Instructions to follow:
All of the lines below are to be printed again exactly; images are excluded from the output.

#### Data to process ####

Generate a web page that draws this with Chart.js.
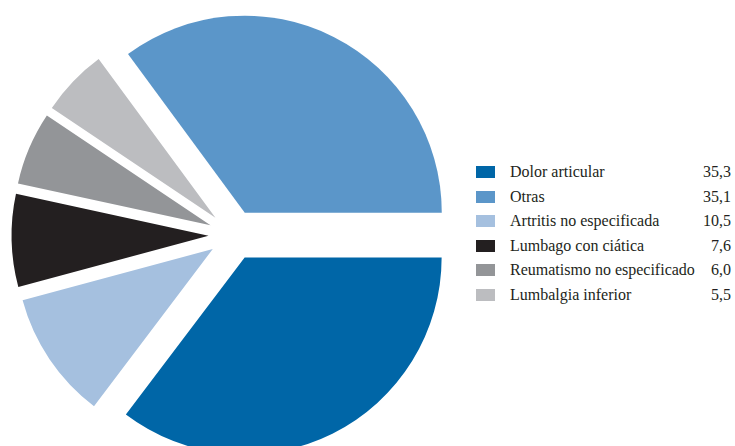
<!DOCTYPE html>
<html lang="es">
<head>
<meta charset="utf-8">
<script src="https://cdn.jsdelivr.net/npm/chart.js@4.4.1/dist/chart.umd.min.js"></script>
<style>
  body { margin: 0; background: #fff; }
  #wrap { position: relative; width: 735px; height: 446px; overflow: hidden; }
  #pieChart { position: absolute; left: 0; top: 0; }
  #legend {
    position: absolute; left: 476px; top: 166px; width: 255px;
    font-family: "Liberation Serif", "Times New Roman", serif;
    font-size: 16px; color: #231f20;
  }
  .row { position: absolute; left: 0; width: 100%; height: 12px; display: flex; align-items: center; }
  .sw { width: 19px; height: 12px; flex: none; }
  .lbl { margin-left: 15px; white-space: nowrap; flex: 1; }
  .val { white-space: nowrap; }
</style>
</head>
<body>
<div id="wrap">
  <canvas id="pieChart" width="467" height="470"></canvas>
  <div id="legend"></div>
</div>
<script>
// legend order
const labels = ['Dolor articular', 'Otras', 'Artritis no especificada', 'Lumbago con ciática', 'Reumatismo no especificado', 'Lumbalgia inferior'];
const values = [35.3, 35.1, 10.5, 7.6, 6.0, 5.5];
const colors = ['#0066a7', '#5b96c9', '#a5c0df', '#231f20', '#939598', '#bcbdc0'];
// order of the slices clockwise from 3 o'clock
const sliceOrder = [0, 2, 3, 4, 5, 1];

const explode = 25; // px each slice is pulled out from the centre

// arc that is shifted outwards along its mid angle without growing its radius
class ExplodedArc extends Chart.ArcElement {
  draw(ctx) {
    const mid = (this.startAngle + this.endAngle) / 2;
    ctx.save();
    ctx.translate(Math.cos(mid) * explode, Math.sin(mid) * explode);
    super.draw(ctx);
    ctx.restore();
  }
}
ExplodedArc.id = 'explodedArc';

class ExplodedPie extends Chart.PieController {}
ExplodedPie.id = 'explodedPie';
ExplodedPie.defaults = { dataElementType: 'explodedArc' };

Chart.register(ExplodedArc, ExplodedPie);

const ctx = document.getElementById('pieChart').getContext('2d');
new Chart(ctx, {
  type: 'explodedPie',
  data: {
    labels: sliceOrder.map(i => labels[i]),
    datasets: [{
      data: sliceOrder.map(i => values[i]),
      backgroundColor: sliceOrder.map(i => colors[i]),
      borderWidth: 0,
      clip: false
    }]
  },
  options: {
    responsive: false,
    animation: false,
    rotation: 90,
    radius: 197,
    layout: { padding: 0 },
    plugins: {
      legend: { display: false },
      tooltip: { enabled: false }
    }
  }
});

const legend = document.getElementById('legend');
labels.forEach((name, i) => {
  const row = document.createElement('div');
  row.className = 'row';
  row.style.top = (i * 24.6) + 'px';
  row.innerHTML = `<span class="sw" style="background:${colors[i]}"></span>` +
    `<span class="lbl">${name}</span>` +
    `<span class="val">${values[i].toFixed(1).replace('.', ',')}</span>`;
  legend.appendChild(row);
});
</script>
</body>
</html>
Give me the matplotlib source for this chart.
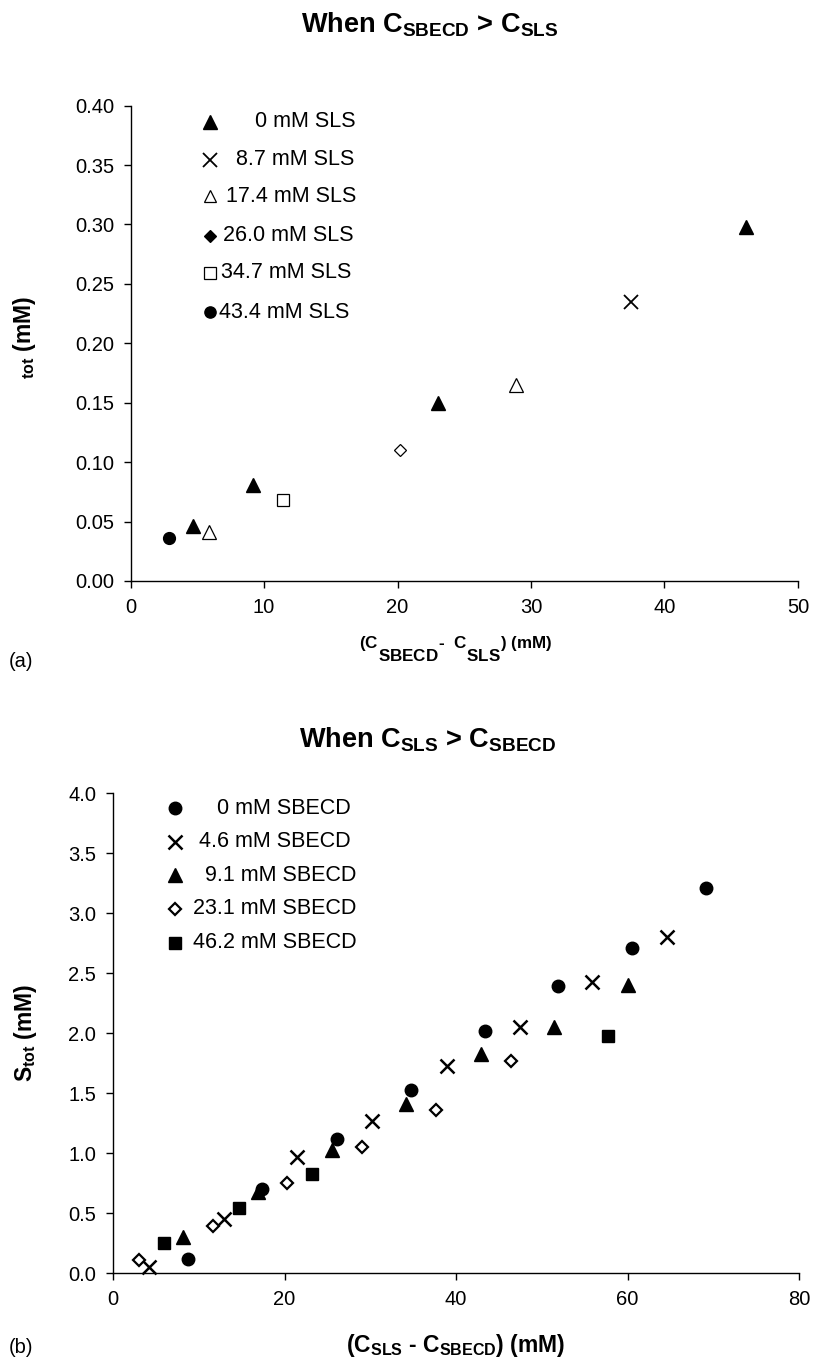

####

Correct response:
Generate a web page that draws this with Chart.js.
<!DOCTYPE html>
<html lang="es">
<head>
<meta charset="utf-8">
<script src="https://cdn.jsdelivr.net/npm/chart.js@4.4.1/dist/chart.umd.min.js"></script>
<style>
  body { margin: 0; background: #fff; }
  #wrap { position: relative; width: 735px; height: 446px; overflow: hidden; }
  #pieChart { position: absolute; left: 0; top: 0; }
  #legend {
    position: absolute; left: 476px; top: 166px; width: 255px;
    font-family: "Liberation Serif", "Times New Roman", serif;
    font-size: 16px; color: #231f20;
  }
  .row { position: absolute; left: 0; width: 100%; height: 12px; display: flex; align-items: center; }
  .sw { width: 19px; height: 12px; flex: none; }
  .lbl { margin-left: 15px; white-space: nowrap; flex: 1; }
  .val { white-space: nowrap; }
</style>
</head>
<body>
<div id="wrap">
  <canvas id="pieChart" width="467" height="470"></canvas>
  <div id="legend"></div>
</div>
<script>
// legend order
const labels = ['Dolor articular', 'Otras', 'Artritis no especificada', 'Lumbago con ciática', 'Reumatismo no especificado', 'Lumbalgia inferior'];
const values = [35.3, 35.1, 10.5, 7.6, 6.0, 5.5];
const colors = ['#0066a7', '#5b96c9', '#a5c0df', '#231f20', '#939598', '#bcbdc0'];
// order of the slices clockwise from 3 o'clock
const sliceOrder = [0, 2, 3, 4, 5, 1];

const explode = 25; // px each slice is pulled out from the centre

// arc that is shifted outwards along its mid angle without growing its radius
class ExplodedArc extends Chart.ArcElement {
  draw(ctx) {
    const mid = (this.startAngle + this.endAngle) / 2;
    ctx.save();
    ctx.translate(Math.cos(mid) * explode, Math.sin(mid) * explode);
    super.draw(ctx);
    ctx.restore();
  }
}
ExplodedArc.id = 'explodedArc';

class ExplodedPie extends Chart.PieController {}
ExplodedPie.id = 'explodedPie';
ExplodedPie.defaults = { dataElementType: 'explodedArc' };

Chart.register(ExplodedArc, ExplodedPie);

const ctx = document.getElementById('pieChart').getContext('2d');
new Chart(ctx, {
  type: 'explodedPie',
  data: {
    labels: sliceOrder.map(i => labels[i]),
    datasets: [{
      data: sliceOrder.map(i => values[i]),
      backgroundColor: sliceOrder.map(i => colors[i]),
      borderWidth: 0,
      clip: false
    }]
  },
  options: {
    responsive: false,
    animation: false,
    rotation: 90,
    radius: 197,
    layout: { padding: 0 },
    plugins: {
      legend: { display: false },
      tooltip: { enabled: false }
    }
  }
});

const legend = document.getElementById('legend');
labels.forEach((name, i) => {
  const row = document.createElement('div');
  row.className = 'row';
  row.style.top = (i * 24.6) + 'px';
  row.innerHTML = `<span class="sw" style="background:${colors[i]}"></span>` +
    `<span class="lbl">${name}</span>` +
    `<span class="val">${values[i].toFixed(1).replace('.', ',')}</span>`;
  legend.appendChild(row);
});
</script>
</body>
</html>
Give me the matplotlib source for this chart.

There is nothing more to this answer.